Ne surestimons pas les vertus novatrices des deux nouvelles lois : elles sont plus virtuelles qu’affirmées. [… ] Ce qui est en promesse dans la loi suppose l’avènement d’une nouvelle culture judiciaire – si l’expression n’est pas déjà trop éculée pour avoir davantage qu’une vertu d’affichage.

On sait comment les lois se font aujourd’hui. Le législateur ne s’autorise plus à faire triompher une idéologie. Il s’efforce de les flatter toutes. Ce que la loi perd en clarté, elle le donne au juge, en créativité, et c’est lui qui prêtera aux textes un sens que leur lecture ne révèle pas.

[…] c’est ainsi que se fait désormais le droit : le politique délègue au judiciaire ce qu’il n’ose plus décider.

Une autre réforme en vue pour le concordat. Le projet de loi de « réparation » déposé par le ministre de la Justice comportait aussi diverses dispositions relatives au concordat judiciaire. Cette matière parut cependant à ce point complexe que le ministre décida de disjoindre la réforme du concordat de celle de la faillite. En cours d’examen du projet de loi de « réparation » à la Chambre, le ministre en fit dès lors soustraire les dispositions en cause, en annonçant qu’ils feraient ultérieurement l’objet d’une initiative parlementaire distincte.

Compte tenu de l’agenda législatif, cette initiative n’a cependant pas pu être prise sous la législature actuelle. M. Zenner envisage de déposer à la rentrée une proposition de loi en ce sens. L’objet en sera essentiellement de simplifier la procédure et d’en alléger le coût, de clarifier une série de dispositions légales qui prêtent aujourd’hui à controverse et font obstacle au recours à la procédure concordataire comme technique de restructuration, et de faciliter la prévention des fermetures d’entreprises en développant le dépistage et en instaurant des passerelles plus efficaces entre concordat et faillite.

L’ouvrage de Me Zenner aborde plusieurs de ces aspects, notamment dans le compte rendu et les commentaires qu’il livre des trois concordats importants qui ont marqué l’actualité judiciaire récente : ceux de Lernout & Hauspie, de la Sabena et de City-Bird.

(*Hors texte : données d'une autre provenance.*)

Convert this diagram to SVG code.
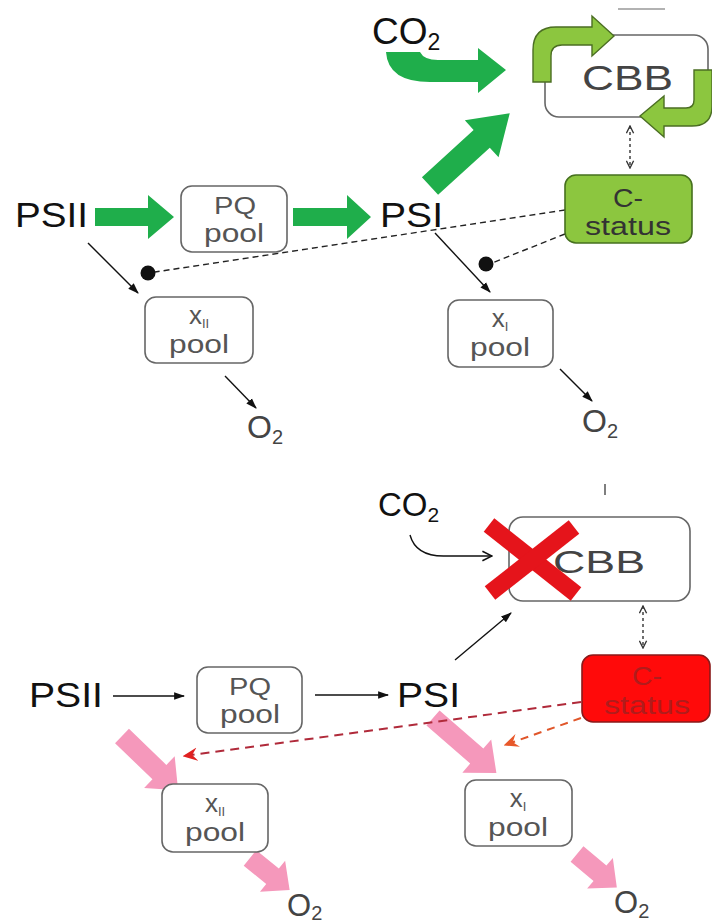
<svg xmlns="http://www.w3.org/2000/svg" width="712" height="922" viewBox="0 0 712 922">
<style>
text{font-family:"Liberation Sans",Arial,sans-serif;}
.lbl{fill:#111;}
.box{fill:#fff;stroke:#666;stroke-width:1.6;}
.bt{fill:#555;text-anchor:middle;}
.green{fill:#1fae4b;}
.lg{fill:#8cc63f;stroke:#4b6e23;stroke-width:1.4;}
.pink{fill:#f598bb;}
.thin{fill:none;stroke:#111;stroke-width:1.4;}
.dash{fill:none;stroke:#222;stroke-width:1.4;stroke-dasharray:6,4;}
.dot{fill:none;stroke:#333;stroke-width:1.4;stroke-dasharray:3,3;}
.rdash{fill:none;stroke:#b02a3a;stroke-width:2;stroke-dasharray:9,6;}
.odash{fill:none;stroke:#e0562a;stroke-width:2;stroke-dasharray:8,6;}
</style>
<defs>
<marker id="ah" viewBox="0 0 10 10" refX="9" refY="5" markerWidth="11" markerHeight="11" markerUnits="userSpaceOnUse" orient="auto"><path d="M0,1.5 L10,5 L0,8.5 Z" fill="#111"/></marker>
<marker id="chev" viewBox="0 0 10 10" refX="9" refY="5" markerWidth="9" markerHeight="9" markerUnits="userSpaceOnUse" orient="auto-start-reverse"><path d="M1,1 L9,5 L1,9" fill="none" stroke="#333" stroke-width="1.5"/></marker>
<marker id="open" viewBox="0 0 10 10" refX="9" refY="5" markerWidth="12" markerHeight="12" markerUnits="userSpaceOnUse" orient="auto"><path d="M1,1 L9,5 L1,9" fill="none" stroke="#111" stroke-width="1.3"/></marker>
<marker id="rbarb" viewBox="0 0 10 10" refX="9" refY="5" markerWidth="15" markerHeight="15" markerUnits="userSpaceOnUse" orient="auto"><path d="M0,0.5 L10,5 L0,9.5 L3.5,5 Z" fill="#e02020"/></marker>
<marker id="obarb" viewBox="0 0 10 10" refX="9" refY="5" markerWidth="15" markerHeight="15" markerUnits="userSpaceOnUse" orient="auto"><path d="M0,0.5 L10,5 L0,9.5 L3.5,5 Z" fill="#e8582a"/></marker>
</defs>

<!-- ========== TOP PANEL ========== -->
<g id="connectors-top">
  <line x1="618" y1="9" x2="665" y2="9" stroke="#999" stroke-width="1.5"/>
  <path class="green" d="M386,52 Q388,82 430,82 L478,82 L478,93 L506,70 L478,48 L478,60 L438,60 Q424,60 420,52 Z"/>
  <polygon class="green" transform="translate(430,186) rotate(-42.4)" points="0,-12 70,-12 70,-25 108,0 70,25 70,12 0,12"/>
  <polygon class="green" points="95,208 148,208 148,195 174,217 148,239 148,226 95,226"/>
  <polygon class="green" points="293,208 347,208 347,195 371,217 347,239 347,226 293,226"/>
  <line class="dot" x1="630" y1="126" x2="630" y2="168" marker-start="url(#chev)" marker-end="url(#chev)"/>
  <line class="thin" x1="88" y1="243" x2="138" y2="293" marker-end="url(#ah)"/>
  <line class="thin" x1="435" y1="233" x2="490" y2="292" marker-end="url(#ah)"/>
  <line class="thin" x1="225" y1="376" x2="256" y2="408" marker-end="url(#ah)"/>
  <line class="thin" x1="560" y1="369" x2="592" y2="401" marker-end="url(#ah)"/>
  <path class="dash" d="M565,210 L155,272"/>
  <path class="dash" d="M565,234 L492,263"/>
  <circle cx="148" cy="273" r="7.5" fill="#111"/>
  <circle cx="486" cy="264" r="7.5" fill="#111"/>
</g>

<g id="co2-top"><text class="lbl" x="372" y="44" font-size="37">CO<tspan font-size="23" dy="6">2</tspan></text></g>

<g id="cbb-top">
  <rect class="box" x="545" y="35" width="163" height="82" rx="14"/>
  <text x="582" y="90" font-size="35" fill="#444" textLength="91" lengthAdjust="spacingAndGlyphs">CBB</text>
  <path class="lg" d="M533,82 L533,50 Q533,27 556,27 L592,27 L592,16 L614,36 L592,56 L592,45 L562,45 Q551,45 551,56 L551,82 Z"/>
  <path class="lg" d="M712,70 L712,106 Q712,126 692,126 L664,126 L664,137 L640,116 L664,96 L664,108 L686,108 Q694,108 694,100 L694,70 Z"/>
</g>

<g id="cstatus-top">
  <rect x="565" y="175" width="127" height="68" rx="11" fill="#8cc63f" stroke="#46701f" stroke-width="1.6"/>
  <text x="628" y="207" font-size="26" fill="#333" text-anchor="middle" textLength="30" lengthAdjust="spacingAndGlyphs">C-</text>
  <text x="628" y="235" font-size="26" fill="#333" text-anchor="middle" textLength="86" lengthAdjust="spacingAndGlyphs">status</text>
</g>

<g id="psii-top"><text class="lbl" x="15" y="227" font-size="35" textLength="73" lengthAdjust="spacingAndGlyphs">PSII</text></g>
<g id="psi-top"><text class="lbl" x="380" y="227" font-size="35" textLength="63" lengthAdjust="spacingAndGlyphs">PSI</text></g>

<g id="pq-top">
  <rect class="box" x="181" y="186" width="106" height="66" rx="11"/>
  <text class="bt" x="235" y="214" font-size="24" textLength="42" lengthAdjust="spacingAndGlyphs">PQ</text>
  <text class="bt" x="234" y="242" font-size="25" textLength="60" lengthAdjust="spacingAndGlyphs">pool</text>
</g>

<g id="xii-top">
  <rect class="box" x="145" y="297" width="108" height="66" rx="11"/>
  <text class="bt" x="199" y="324" font-size="26">x<tspan font-size="13" dy="4">II</tspan></text>
  <text class="bt" x="199" y="353" font-size="25" textLength="60" lengthAdjust="spacingAndGlyphs">pool</text>
</g>

<g id="xi-top">
  <rect class="box" x="448" y="300" width="105" height="67" rx="11"/>
  <text class="bt" x="500" y="327" font-size="26">x<tspan font-size="13" dy="4">I</tspan></text>
  <text class="bt" x="500" y="356" font-size="25" textLength="60" lengthAdjust="spacingAndGlyphs">pool</text>
</g>

<g id="o2-top-left"><text fill="#444" x="247" y="438" font-size="32">O<tspan font-size="20" dy="6">2</tspan></text></g>
<g id="o2-top-right"><text fill="#444" x="582" y="432" font-size="32">O<tspan font-size="20" dy="6">2</tspan></text></g>

<!-- ========== BOTTOM PANEL ========== -->
<g id="connectors-bottom">
  <line x1="605" y1="484" x2="605" y2="495" stroke="#555" stroke-width="1.5"/>
  <path class="thin" d="M410,535 Q416,557 446,556 L492,556" marker-end="url(#open)"/>
  <line class="thin" x1="455" y1="660" x2="511" y2="613" marker-end="url(#ah)"/>
  <line class="thin" x1="113" y1="696" x2="184" y2="696" marker-end="url(#ah)"/>
  <line class="thin" x1="315" y1="695" x2="388" y2="695" marker-end="url(#ah)"/>
  <line class="dot" x1="643" y1="606" x2="643" y2="648" marker-start="url(#chev)" marker-end="url(#chev)"/>
  <polygon class="pink" transform="translate(122,736) rotate(44)" points="0,-10 52,-10 52,-22 78,0 52,22 52,10 0,10"/>
  <polygon class="pink" transform="translate(433,718) rotate(41)" points="0,-10 58,-10 58,-22 84,0 58,22 58,10 0,10"/>
  <polygon class="pink" transform="translate(250,858) rotate(39)" points="0,-10 29,-10 29,-20 51,0 29,20 29,10 0,10"/>
  <polygon class="pink" transform="translate(577,854) rotate(40)" points="0,-10 30,-10 30,-20 52,0 30,20 30,10 0,10"/>
  <line class="rdash" x1="581" y1="702" x2="184" y2="756" marker-end="url(#rbarb)"/>
  <line class="odash" x1="581" y1="718" x2="505" y2="745" marker-end="url(#obarb)"/>
</g>

<g id="co2-bottom"><text class="lbl" x="378" y="516" font-size="33">CO<tspan font-size="21" dy="6">2</tspan></text></g>

<g id="cbb-bottom">
  <rect class="box" x="509" y="517" width="181" height="84" rx="14"/>
  <text x="553" y="573" font-size="32" fill="#444" textLength="92" lengthAdjust="spacingAndGlyphs">CBB</text>
  <g id="red-x" stroke="#e5141b" stroke-width="17">
    <line x1="489" y1="525" x2="576" y2="594"/>
    <line x1="574" y1="527" x2="490" y2="593"/>
  </g>
</g>

<g id="cstatus-bottom">
  <rect x="582" y="655" width="128" height="67" rx="11" fill="#ff0a0a" stroke="#8a1a1a" stroke-width="1.6"/>
  <text x="647" y="685" font-size="26" fill="#b01c1c" text-anchor="middle" textLength="30" lengthAdjust="spacingAndGlyphs">C-</text>
  <text x="647" y="714" font-size="26" fill="#b01c1c" text-anchor="middle" textLength="86" lengthAdjust="spacingAndGlyphs">status</text>
</g>

<g id="psii-bottom"><text class="lbl" x="29" y="707" font-size="35" textLength="74" lengthAdjust="spacingAndGlyphs">PSII</text></g>
<g id="psi-bottom"><text class="lbl" x="397" y="707" font-size="35" textLength="63" lengthAdjust="spacingAndGlyphs">PSI</text></g>

<g id="pq-bottom">
  <rect class="box" x="197" y="667" width="105" height="66" rx="11"/>
  <text class="bt" x="250" y="695" font-size="24" textLength="42" lengthAdjust="spacingAndGlyphs">PQ</text>
  <text class="bt" x="250" y="723" font-size="25" textLength="60" lengthAdjust="spacingAndGlyphs">pool</text>
</g>

<g id="xii-bottom">
  <rect class="box" x="162" y="784" width="106" height="68" rx="11"/>
  <text class="bt" x="215" y="812" font-size="26">x<tspan font-size="13" dy="4">II</tspan></text>
  <text class="bt" x="215" y="841" font-size="25" textLength="60" lengthAdjust="spacingAndGlyphs">pool</text>
</g>

<g id="xi-bottom">
  <rect class="box" x="465" y="780" width="107" height="66" rx="11"/>
  <text class="bt" x="518" y="807" font-size="26">x<tspan font-size="13" dy="4">I</tspan></text>
  <text class="bt" x="518" y="836" font-size="25" textLength="60" lengthAdjust="spacingAndGlyphs">pool</text>
</g>

<g id="o2-bottom-left"><text fill="#444" x="287" y="916" font-size="31">O<tspan font-size="20" dy="4">2</tspan></text></g>
<g id="o2-bottom-right"><text fill="#444" x="614" y="913" font-size="31">O<tspan font-size="20" dy="5">2</tspan></text></g>
</svg>
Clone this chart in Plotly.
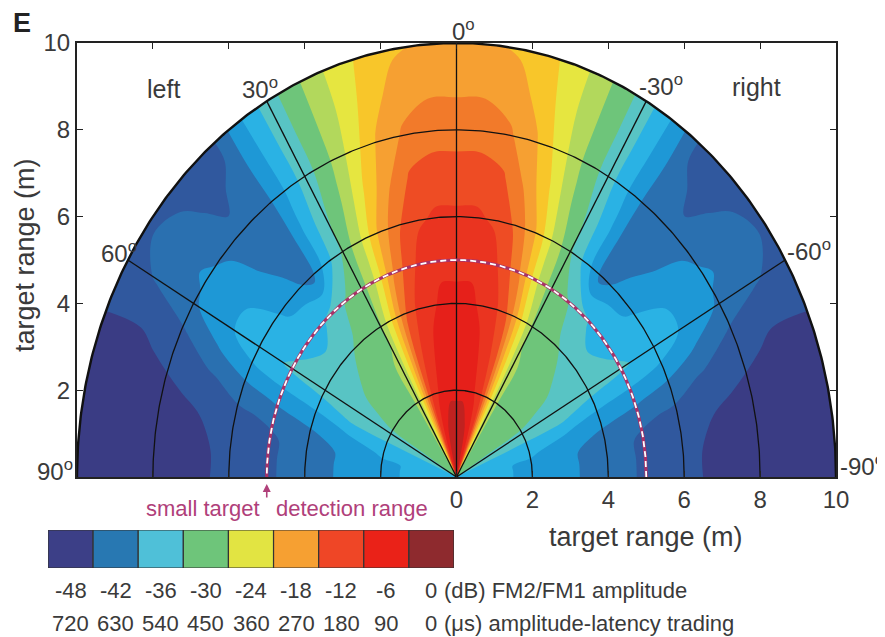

Public cible. L’ouvrage que publie la Maison Larcier aujourd’hui ambitionne d’actualiser l’exposé complet de la matière du droit des entreprises en difficulté que comportait le traité de Me Zenner de 1998. Il s’adresse évidemment à tous ceux qui sont confrontés à un concordat ou une faillite ou aux risques de ces procédures dans leur pratique quotidienne : débiteur concordataire ou failli, créanciers, travailleurs, avocats, curateurs, experts-comptables, réviseurs, représentants syndicaux. Mais, dans la mesure où la réforme affecte aussi les obligations et responsabilités des actionnaires, des dirigeants et des contrôleurs des sociétés commerciales, indépendamment de toute faillite ou de tout concordat, il peut intéresser tous les acteurs de la vie économique.



Zenner (Alain), Faillites et concordats 2002. La réforme de la réforme et sa pratique, Bruxelles, Editions De Boeck & Larcier (collection "Les dossiers du Journal des Tribunaux", n° 38), 2003, 492 p.